Rich with this knowledge I usually decline these offers, but I'm a big fan of John Humphrys and thought this one might actually be quite a laugh. I chose the iconic TV series Dallas for my specialist subject. Now, at its peak, I genuinely adored Dallas. My best friends and I held weekly Dallas nights. We cried real tears when Bobby died - the first time. So, in times gone by, I had a bona fide trainspotter's familiarity with the series. But that was 20 years ago. These days that once-oh-so-easily accessed data is as hard to recall as the names of all the men I've slept with; in fact more so. Naturally, I realised that to acquit myself well, I was going to have to do some serious swotting - for Dallas, that is; that roll-call of names is long gone.

We were recording the show on a Tuesday night and I'd blocked out the whole of that day to bone up. I had three websites devoted to the show to trawl, and heaps of old tapes. I was going to have a ball and learn something - what a perfect combi for an enriching, useful day. Monday early evening. It's business as usual. I'm shouting at my kids, who are ostentatiously ignoring me.

Unusually and, as it turned out, mighty fortuitously, I haven't yet downed my customary vat of wine. There's a knock at the door. It's the driver from the BBC who's come to pick me up for Celebrity Mastermind. I give him a knowing smile and ask him to wait while I call my agent to confirm that he's got the wrong night. He hasn't. Along the way, somewhere, the nights have got mixed up and "Yes, it is today and could you get a move on because they're all waiting."

Oh, great. I briefly consider refusing to go but decide against this bold move, mindful of the fate that met Roy Hattersley when he, for the second or third time, backed out of Have I Got News for You at the last minute. He was replaced by a tub of lard. As it turned out, a tub of lard, indeed any old cooking fat, could have done better than I did. My aggregate score was six.

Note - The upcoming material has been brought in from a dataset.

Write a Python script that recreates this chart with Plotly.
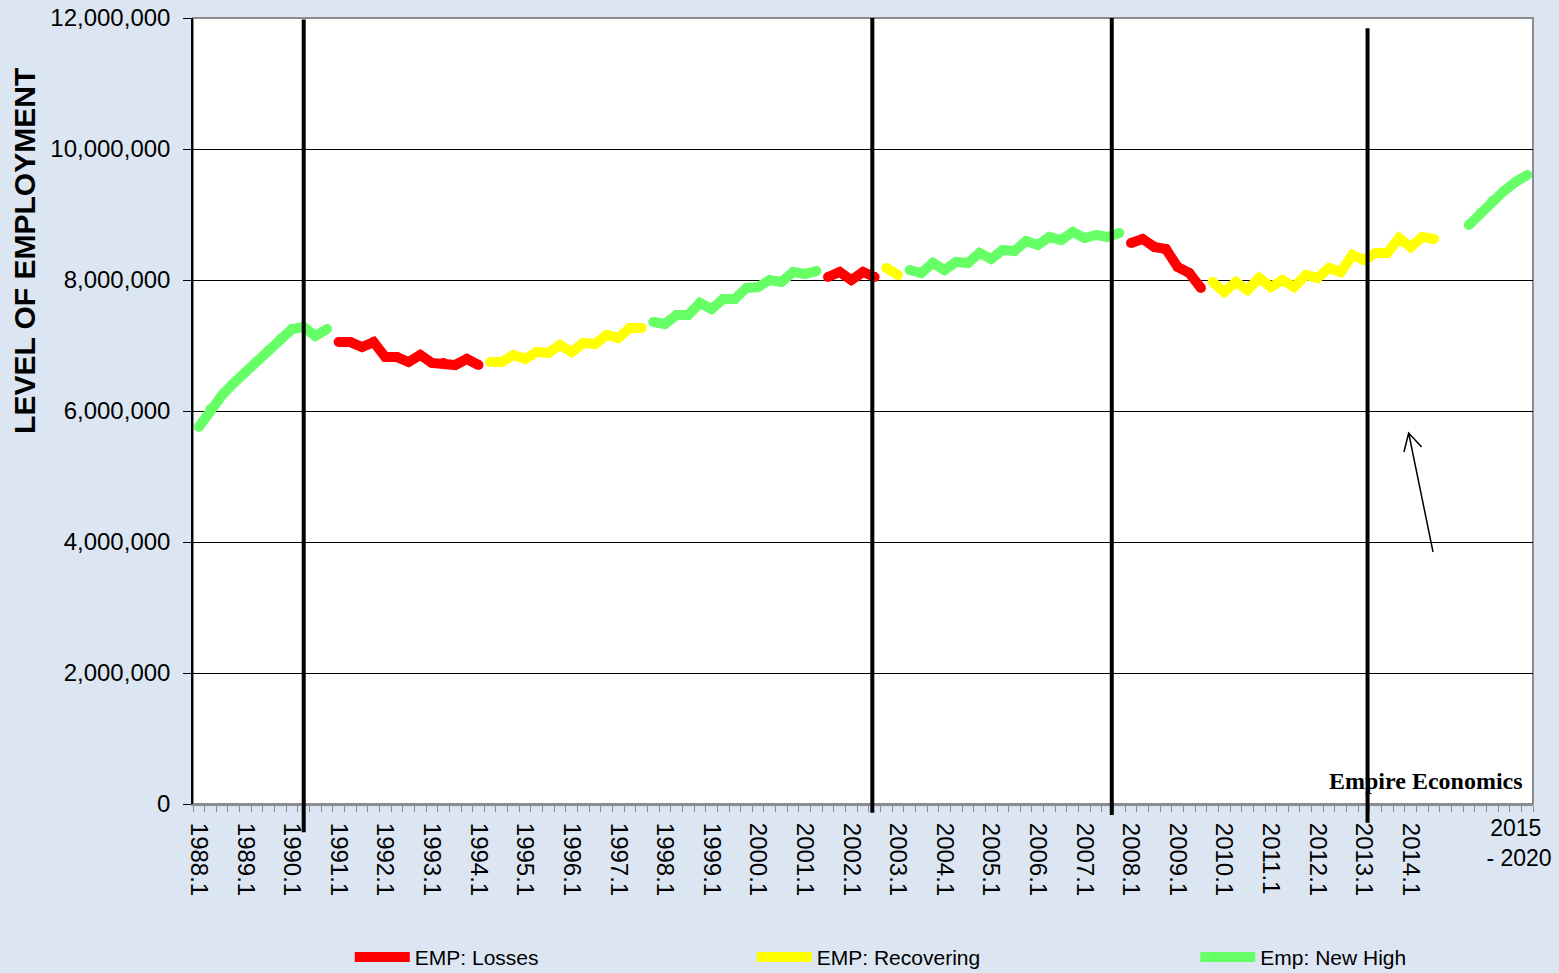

I was able to answer one question in my specialist subject. An all-time low, I believe. Yes, one and I hadn't remembered I'd remembered that fact until the question was asked. Without the swotting, my seniority got the better of me and I simply could not recall any Dallas trivia - none. I knew more answers to the eventual winner's Ryder Cup questions and I've never watched or played a game of golf in my entire life. Having said that, I will never now forget who swung a club in Dallas.

Sven's parting

And on the subject of sport I am outraged that during all these recent did-he-didn't-he Sven shenanigans no one seems to be asking the most glaringly vital question. Who is doing his hair? For the love of God, it's worse than David Seaman's and that's really saying something. I realise balding men go to great and varied lengths to disguise follicle loss but what's with the blow drying it so it springs out of the back of his head? It looks like the crest of a wave. And a spume-topped wave at that. By all accounts, though, Sven's got plenty of spume to spare.

Like any self-respecting woman living with a man, I am duty bound to disagree with him on every single topic he ill-advisedly chooses to raise. The theme du jour is holidays. We are shortly off to, sample the, ahem, delights of a traditional English holiday by the sea. It was his idea. One of the many reasons why I am not looking forward to this break, hah, hah, is all the dogs. What on earth possesses people to take their dog on holiday? It's not like it's been working all year. It'll have had an exhausting schedule of barking at strangers and licking its bits, like as not. Granted this is some people's job description but, still, it's hardly something from which you need to take time off. Au contraire.

With the express intention of annoying me, some people bring their wretched animals to the beach so that we, too, can enjoy the pleasures of their beasts swimming, sunbathing and larking around alongside us and our chiefly human families. There should be dog-only beaches where they can all lick each other's bottoms until they are blue in the testicles, leaving the rest of us to deal with humanity in all its glory.

Good grief, I hate other people nearly as much as I hate pets on holiday. Which makes me uncannily similar to the philosopher and great thinker Jean-Paul Sartre, who said: "Hell is other people." Blast, wish that'd had been a question on Celebrity Mastermind then I'd have got seven - one more than Tara Palmer-sodding-Tomkinson.